Yield strength is a fundamental concept in materials science, referring to the maximum stress that a material can withstand while still maintaining its shape. Before reaching the yield strength, materials will undergo elastic deformation, where they can return to their original form when the applied stress is removed. It acts as a defining limit between elastic and plastic deformation.
Understanding yield strength is important because:

• It indicates the ability of the material to sustain loads without permanent deformation.
• Helps in choosing appropriate materials for structures that need to endure specific stress levels.

The yield strength is typically determined from a stress-strain curve, found during a tensile test. On this curve, it appears as the point where the curve starts to deviate from linearity. This deviation indicates that permanent, or plastic, deformation begins.
After surpassing the yield strength, any additional stress will result in irreversible deformation. This plastic change does not revert unless further processed or stressed beyond the yield point.

Tensile strength, also known as ultimate tensile strength (UTS), is another critical measure in material science.
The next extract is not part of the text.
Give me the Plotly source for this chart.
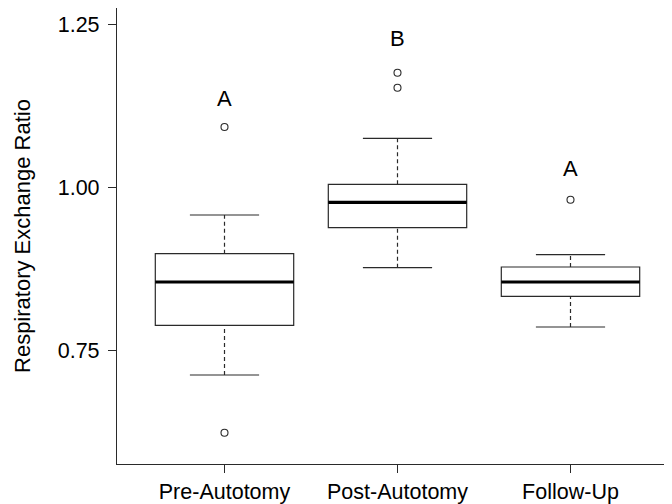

It represents the maximum stress a material can endure while being stretched or pulled before necking starts to occur.
This property is measured in a tensile test by applying a force gradually and recording the stress at which the material ultimately fractures.
Key aspects to remember about tensile strength include:

• It provides a peak measure of a material's resistance to breaking under tension.
• The tensile strength is higher than the yield strength because it includes the plastic deformation ability of the material.
• Materials with high tensile strength are often more suited for applications where high-load resistance is necessary.

During a tensile test, tensile strength can be identified at the highest point on the stress-strain curve. This maximum point provides valuable insights for engineers and designers about a material's capability to withstand various loads before failure.

Necking refers to the localized decrease in cross-sectional area of a material experiencing tensile stress. This phenomenon occurs after the material has surpassed its tensile strength, where it reaches the ultimate capacity point for sustaining stress.
As the material continues to be pulled, the necking area becomes more pronounced, leading to eventual fracture.
Here are a few relevant details about necking:

• Necking serves as an indicator that the tensile strength has been surpassed. It is the precursor step to fracture.
• Materials that demonstrate significant necking tend to exhibit greater plasticity or ductility.
• In tensile tests, the occurrence of necking can be noted through a sharp drop in the stress level post the ultimate tensile strength.
• Observations during necking include substantial elongation and a notable reduction in the cross-sectional area.

When necking occurs, it is a clear sign of the material's capacity to deform plastically under stress, highlighting its ductility. To determine if necking has taken place, engineers will look for key indicators such as significant elongation and reduced cross-sectional area in test samples.